OBJECTIVE:
Your task is to tally the lines of the listing containing the word "this" and report the figure alone.

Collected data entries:
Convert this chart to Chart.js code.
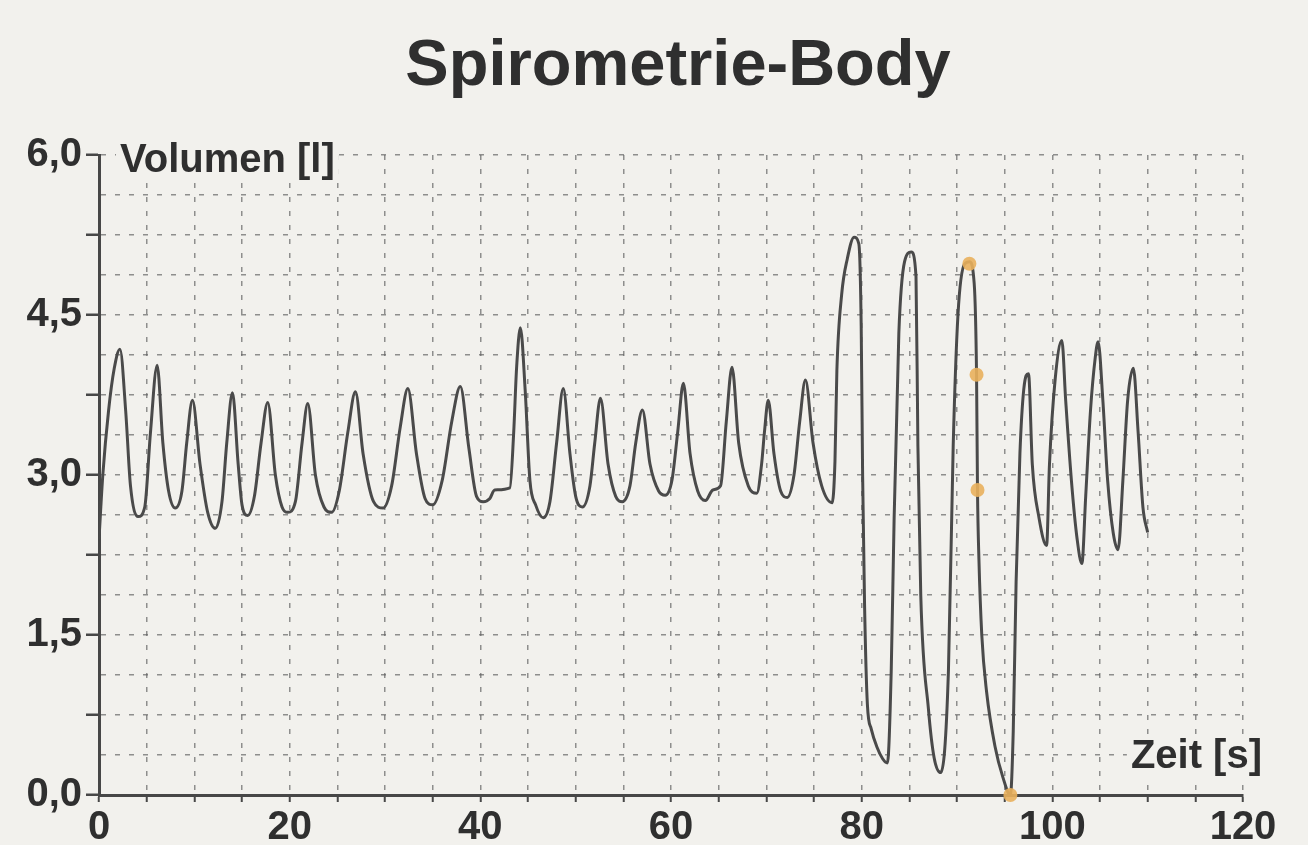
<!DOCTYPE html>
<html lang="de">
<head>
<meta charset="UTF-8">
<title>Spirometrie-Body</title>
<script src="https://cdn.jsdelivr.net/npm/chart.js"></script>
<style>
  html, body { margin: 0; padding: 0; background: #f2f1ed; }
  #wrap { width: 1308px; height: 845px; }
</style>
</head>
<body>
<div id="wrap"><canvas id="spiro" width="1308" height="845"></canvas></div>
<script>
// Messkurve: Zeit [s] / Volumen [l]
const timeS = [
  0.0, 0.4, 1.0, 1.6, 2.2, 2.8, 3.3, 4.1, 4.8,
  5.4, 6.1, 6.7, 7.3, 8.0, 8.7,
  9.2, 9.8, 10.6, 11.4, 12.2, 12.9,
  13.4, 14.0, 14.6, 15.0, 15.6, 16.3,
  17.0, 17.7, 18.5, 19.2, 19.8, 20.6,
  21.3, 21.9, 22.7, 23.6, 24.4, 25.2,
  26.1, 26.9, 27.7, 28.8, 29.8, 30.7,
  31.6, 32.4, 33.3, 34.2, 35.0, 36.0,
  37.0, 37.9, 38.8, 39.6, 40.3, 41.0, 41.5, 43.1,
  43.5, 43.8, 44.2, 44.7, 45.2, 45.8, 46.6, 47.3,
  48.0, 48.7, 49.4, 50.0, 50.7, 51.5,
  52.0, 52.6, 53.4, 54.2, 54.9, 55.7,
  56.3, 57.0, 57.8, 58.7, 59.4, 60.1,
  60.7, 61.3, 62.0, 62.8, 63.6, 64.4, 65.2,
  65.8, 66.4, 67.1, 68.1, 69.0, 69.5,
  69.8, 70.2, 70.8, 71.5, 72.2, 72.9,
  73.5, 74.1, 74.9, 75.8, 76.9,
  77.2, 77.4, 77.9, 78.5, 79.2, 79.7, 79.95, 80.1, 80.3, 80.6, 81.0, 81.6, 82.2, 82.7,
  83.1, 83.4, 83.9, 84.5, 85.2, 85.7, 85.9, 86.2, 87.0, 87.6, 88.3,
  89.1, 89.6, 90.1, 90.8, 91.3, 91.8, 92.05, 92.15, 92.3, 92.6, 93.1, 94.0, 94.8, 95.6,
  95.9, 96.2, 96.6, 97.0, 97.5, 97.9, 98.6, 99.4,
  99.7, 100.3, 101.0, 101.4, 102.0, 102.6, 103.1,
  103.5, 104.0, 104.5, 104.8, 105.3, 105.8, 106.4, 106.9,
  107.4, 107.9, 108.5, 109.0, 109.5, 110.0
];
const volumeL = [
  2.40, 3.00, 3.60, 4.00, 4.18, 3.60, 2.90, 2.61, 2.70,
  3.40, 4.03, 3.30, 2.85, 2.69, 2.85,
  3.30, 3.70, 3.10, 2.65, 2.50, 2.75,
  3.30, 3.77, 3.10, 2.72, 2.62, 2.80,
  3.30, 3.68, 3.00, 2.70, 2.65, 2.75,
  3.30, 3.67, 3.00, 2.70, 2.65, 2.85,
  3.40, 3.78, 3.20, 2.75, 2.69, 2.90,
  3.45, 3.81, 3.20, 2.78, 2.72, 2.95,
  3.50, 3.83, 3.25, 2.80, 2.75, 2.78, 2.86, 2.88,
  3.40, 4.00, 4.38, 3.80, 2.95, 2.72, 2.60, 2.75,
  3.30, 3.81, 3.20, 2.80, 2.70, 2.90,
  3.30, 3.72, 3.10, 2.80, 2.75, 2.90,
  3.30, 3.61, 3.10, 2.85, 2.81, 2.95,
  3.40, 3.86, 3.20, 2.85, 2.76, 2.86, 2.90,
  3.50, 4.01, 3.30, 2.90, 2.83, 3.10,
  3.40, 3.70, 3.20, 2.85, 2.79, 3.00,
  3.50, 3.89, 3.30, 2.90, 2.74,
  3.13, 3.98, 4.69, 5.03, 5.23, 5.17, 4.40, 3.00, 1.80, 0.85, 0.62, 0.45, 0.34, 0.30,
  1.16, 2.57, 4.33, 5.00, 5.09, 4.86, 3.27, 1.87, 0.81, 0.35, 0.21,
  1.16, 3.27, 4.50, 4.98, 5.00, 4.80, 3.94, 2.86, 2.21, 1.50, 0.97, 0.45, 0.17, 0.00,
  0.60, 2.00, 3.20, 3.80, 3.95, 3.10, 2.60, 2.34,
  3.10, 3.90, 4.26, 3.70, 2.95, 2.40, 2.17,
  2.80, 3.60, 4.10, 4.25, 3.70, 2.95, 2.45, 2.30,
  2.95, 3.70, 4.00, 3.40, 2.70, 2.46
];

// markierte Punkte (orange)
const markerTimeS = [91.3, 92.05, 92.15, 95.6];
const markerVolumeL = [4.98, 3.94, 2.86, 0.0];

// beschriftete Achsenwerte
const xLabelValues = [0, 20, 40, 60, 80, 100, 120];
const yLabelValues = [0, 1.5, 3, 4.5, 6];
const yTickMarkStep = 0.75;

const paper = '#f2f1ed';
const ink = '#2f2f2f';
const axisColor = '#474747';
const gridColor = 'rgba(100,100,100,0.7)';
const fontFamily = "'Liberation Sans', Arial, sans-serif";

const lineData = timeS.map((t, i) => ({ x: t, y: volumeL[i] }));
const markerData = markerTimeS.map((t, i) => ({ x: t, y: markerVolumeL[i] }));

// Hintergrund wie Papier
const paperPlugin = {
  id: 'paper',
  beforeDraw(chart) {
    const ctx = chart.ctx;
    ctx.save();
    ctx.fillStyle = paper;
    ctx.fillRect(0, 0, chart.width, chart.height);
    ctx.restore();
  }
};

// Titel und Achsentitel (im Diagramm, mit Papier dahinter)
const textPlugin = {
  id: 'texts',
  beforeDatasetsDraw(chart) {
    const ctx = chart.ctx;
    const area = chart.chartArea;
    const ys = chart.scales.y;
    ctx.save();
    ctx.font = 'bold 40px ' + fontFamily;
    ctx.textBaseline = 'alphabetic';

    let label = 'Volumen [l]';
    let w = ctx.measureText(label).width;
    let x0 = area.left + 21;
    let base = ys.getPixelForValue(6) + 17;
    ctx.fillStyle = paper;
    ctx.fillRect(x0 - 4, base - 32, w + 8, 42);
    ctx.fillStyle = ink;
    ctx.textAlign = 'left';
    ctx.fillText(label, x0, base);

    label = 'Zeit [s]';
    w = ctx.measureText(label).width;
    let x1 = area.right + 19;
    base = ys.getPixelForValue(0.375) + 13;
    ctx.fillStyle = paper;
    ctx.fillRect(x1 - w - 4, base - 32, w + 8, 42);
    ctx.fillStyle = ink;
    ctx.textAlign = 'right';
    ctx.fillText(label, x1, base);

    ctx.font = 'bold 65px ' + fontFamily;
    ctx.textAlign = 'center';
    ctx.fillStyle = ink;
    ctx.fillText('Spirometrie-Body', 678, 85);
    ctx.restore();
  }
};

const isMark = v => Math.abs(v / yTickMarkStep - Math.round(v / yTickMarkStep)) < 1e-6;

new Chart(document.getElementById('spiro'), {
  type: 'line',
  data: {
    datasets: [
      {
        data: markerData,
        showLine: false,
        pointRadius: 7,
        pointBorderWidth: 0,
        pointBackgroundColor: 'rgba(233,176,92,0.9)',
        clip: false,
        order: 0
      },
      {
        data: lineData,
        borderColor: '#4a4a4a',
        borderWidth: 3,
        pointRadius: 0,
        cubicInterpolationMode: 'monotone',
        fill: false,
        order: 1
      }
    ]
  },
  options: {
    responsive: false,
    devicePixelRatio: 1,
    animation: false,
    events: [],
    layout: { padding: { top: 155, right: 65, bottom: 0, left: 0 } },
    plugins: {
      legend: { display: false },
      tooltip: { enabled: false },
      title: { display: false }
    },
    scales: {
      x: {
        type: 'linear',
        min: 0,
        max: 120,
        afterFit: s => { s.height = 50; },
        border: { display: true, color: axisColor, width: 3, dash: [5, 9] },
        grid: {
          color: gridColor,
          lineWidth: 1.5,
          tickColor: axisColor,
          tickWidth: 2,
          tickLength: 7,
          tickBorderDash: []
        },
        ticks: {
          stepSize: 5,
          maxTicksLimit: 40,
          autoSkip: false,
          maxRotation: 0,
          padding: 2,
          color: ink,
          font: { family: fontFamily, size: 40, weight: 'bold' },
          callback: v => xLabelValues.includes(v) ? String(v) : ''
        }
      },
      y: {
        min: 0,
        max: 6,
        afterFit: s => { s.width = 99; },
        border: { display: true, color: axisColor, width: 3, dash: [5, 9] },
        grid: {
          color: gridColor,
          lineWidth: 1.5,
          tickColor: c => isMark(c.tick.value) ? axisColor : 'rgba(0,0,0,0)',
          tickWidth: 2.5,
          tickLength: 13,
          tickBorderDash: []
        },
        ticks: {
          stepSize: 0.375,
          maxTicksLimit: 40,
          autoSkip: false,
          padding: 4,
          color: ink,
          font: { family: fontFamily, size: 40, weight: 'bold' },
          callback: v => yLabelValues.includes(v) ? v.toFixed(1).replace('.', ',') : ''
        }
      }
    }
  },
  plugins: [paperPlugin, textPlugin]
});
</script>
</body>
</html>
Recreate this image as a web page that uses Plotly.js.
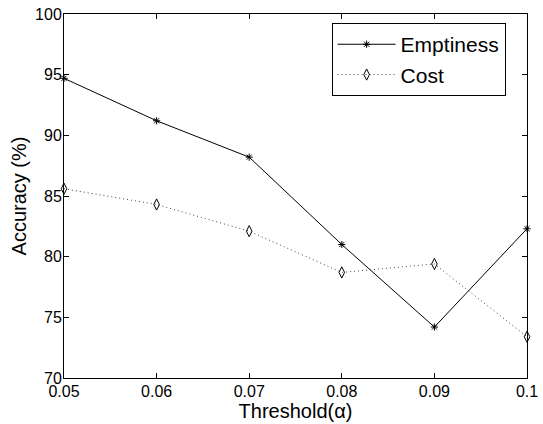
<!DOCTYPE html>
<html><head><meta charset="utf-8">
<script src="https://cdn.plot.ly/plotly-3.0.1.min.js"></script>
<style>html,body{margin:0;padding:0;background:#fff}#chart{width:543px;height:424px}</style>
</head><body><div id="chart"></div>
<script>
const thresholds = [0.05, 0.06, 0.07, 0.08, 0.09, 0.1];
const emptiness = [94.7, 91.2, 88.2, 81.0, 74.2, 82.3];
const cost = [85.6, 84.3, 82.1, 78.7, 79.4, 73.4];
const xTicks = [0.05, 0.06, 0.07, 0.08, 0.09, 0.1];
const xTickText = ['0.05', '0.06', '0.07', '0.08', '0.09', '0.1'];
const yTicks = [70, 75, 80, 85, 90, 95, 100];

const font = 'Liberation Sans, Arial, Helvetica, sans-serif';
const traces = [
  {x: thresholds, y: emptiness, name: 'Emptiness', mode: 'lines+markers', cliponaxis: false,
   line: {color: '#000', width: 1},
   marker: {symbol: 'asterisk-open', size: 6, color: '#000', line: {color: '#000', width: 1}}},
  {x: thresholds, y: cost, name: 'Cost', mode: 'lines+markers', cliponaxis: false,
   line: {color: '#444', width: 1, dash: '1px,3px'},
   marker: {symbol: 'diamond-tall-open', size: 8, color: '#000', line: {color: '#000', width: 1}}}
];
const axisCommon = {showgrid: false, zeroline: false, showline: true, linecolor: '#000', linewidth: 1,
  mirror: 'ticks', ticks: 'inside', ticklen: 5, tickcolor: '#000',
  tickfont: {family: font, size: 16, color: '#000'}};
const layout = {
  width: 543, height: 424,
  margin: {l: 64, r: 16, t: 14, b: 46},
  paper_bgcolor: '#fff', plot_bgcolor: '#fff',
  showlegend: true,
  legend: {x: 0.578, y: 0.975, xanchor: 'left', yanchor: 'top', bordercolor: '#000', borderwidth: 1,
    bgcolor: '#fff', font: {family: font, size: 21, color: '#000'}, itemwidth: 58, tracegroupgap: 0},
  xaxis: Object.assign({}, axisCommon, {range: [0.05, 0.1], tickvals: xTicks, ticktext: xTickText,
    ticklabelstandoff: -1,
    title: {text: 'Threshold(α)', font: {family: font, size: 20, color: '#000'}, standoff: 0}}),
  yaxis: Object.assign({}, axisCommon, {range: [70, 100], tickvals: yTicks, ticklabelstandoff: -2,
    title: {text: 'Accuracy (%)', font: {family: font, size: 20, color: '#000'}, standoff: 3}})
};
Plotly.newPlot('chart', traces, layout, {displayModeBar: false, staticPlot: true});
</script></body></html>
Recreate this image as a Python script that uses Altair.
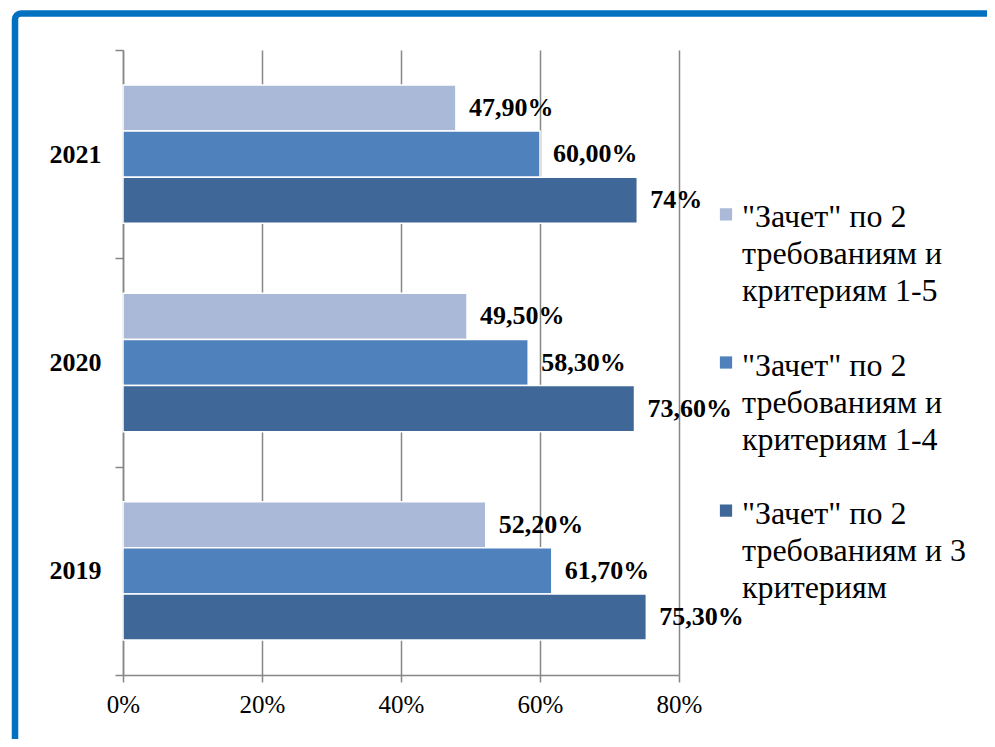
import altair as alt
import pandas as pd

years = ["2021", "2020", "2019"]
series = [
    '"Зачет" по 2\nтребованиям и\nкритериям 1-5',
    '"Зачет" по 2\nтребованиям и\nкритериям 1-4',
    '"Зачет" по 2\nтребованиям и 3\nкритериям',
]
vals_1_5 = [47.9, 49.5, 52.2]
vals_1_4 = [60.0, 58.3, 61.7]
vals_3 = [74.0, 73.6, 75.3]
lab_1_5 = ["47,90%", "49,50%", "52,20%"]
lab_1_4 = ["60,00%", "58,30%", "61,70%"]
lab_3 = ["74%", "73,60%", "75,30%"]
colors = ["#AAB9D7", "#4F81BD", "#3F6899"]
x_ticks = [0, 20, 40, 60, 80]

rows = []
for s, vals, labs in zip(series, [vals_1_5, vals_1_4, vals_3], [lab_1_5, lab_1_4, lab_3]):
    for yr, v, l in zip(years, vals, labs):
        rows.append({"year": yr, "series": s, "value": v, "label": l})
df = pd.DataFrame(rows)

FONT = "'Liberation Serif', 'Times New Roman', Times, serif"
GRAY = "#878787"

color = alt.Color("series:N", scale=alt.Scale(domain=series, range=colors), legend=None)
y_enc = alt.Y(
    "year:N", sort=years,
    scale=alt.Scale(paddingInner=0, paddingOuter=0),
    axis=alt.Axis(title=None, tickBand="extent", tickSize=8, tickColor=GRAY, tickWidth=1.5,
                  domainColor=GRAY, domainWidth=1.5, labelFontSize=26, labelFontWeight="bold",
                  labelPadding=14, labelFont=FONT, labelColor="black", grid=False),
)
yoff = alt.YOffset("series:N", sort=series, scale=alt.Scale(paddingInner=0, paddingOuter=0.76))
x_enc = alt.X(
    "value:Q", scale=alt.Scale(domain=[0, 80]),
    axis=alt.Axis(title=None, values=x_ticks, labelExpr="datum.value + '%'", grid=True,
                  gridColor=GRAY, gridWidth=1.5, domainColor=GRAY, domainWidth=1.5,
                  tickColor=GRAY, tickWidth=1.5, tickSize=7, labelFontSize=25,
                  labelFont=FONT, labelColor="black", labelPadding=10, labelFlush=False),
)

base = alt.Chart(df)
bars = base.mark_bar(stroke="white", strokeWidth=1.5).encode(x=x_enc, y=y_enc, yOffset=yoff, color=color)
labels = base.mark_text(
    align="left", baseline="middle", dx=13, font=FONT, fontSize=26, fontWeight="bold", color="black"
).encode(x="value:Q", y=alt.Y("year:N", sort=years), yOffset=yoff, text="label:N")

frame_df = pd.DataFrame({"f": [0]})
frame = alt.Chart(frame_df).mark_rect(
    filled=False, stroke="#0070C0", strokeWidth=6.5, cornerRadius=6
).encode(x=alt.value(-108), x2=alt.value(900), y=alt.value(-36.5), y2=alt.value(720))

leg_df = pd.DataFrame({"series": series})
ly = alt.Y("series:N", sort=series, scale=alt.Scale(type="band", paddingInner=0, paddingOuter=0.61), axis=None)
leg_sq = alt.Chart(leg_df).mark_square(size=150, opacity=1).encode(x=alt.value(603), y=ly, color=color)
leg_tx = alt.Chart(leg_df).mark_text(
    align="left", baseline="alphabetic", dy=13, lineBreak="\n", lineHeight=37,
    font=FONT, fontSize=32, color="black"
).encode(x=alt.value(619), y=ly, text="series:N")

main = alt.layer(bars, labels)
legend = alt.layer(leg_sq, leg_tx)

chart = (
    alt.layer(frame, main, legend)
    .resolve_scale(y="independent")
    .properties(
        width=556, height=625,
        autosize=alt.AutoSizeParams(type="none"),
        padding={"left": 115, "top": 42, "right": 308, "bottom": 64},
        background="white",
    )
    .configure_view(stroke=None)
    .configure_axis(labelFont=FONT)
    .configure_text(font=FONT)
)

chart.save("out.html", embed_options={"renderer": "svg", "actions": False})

ANSWER TO THE EXERCISE:
3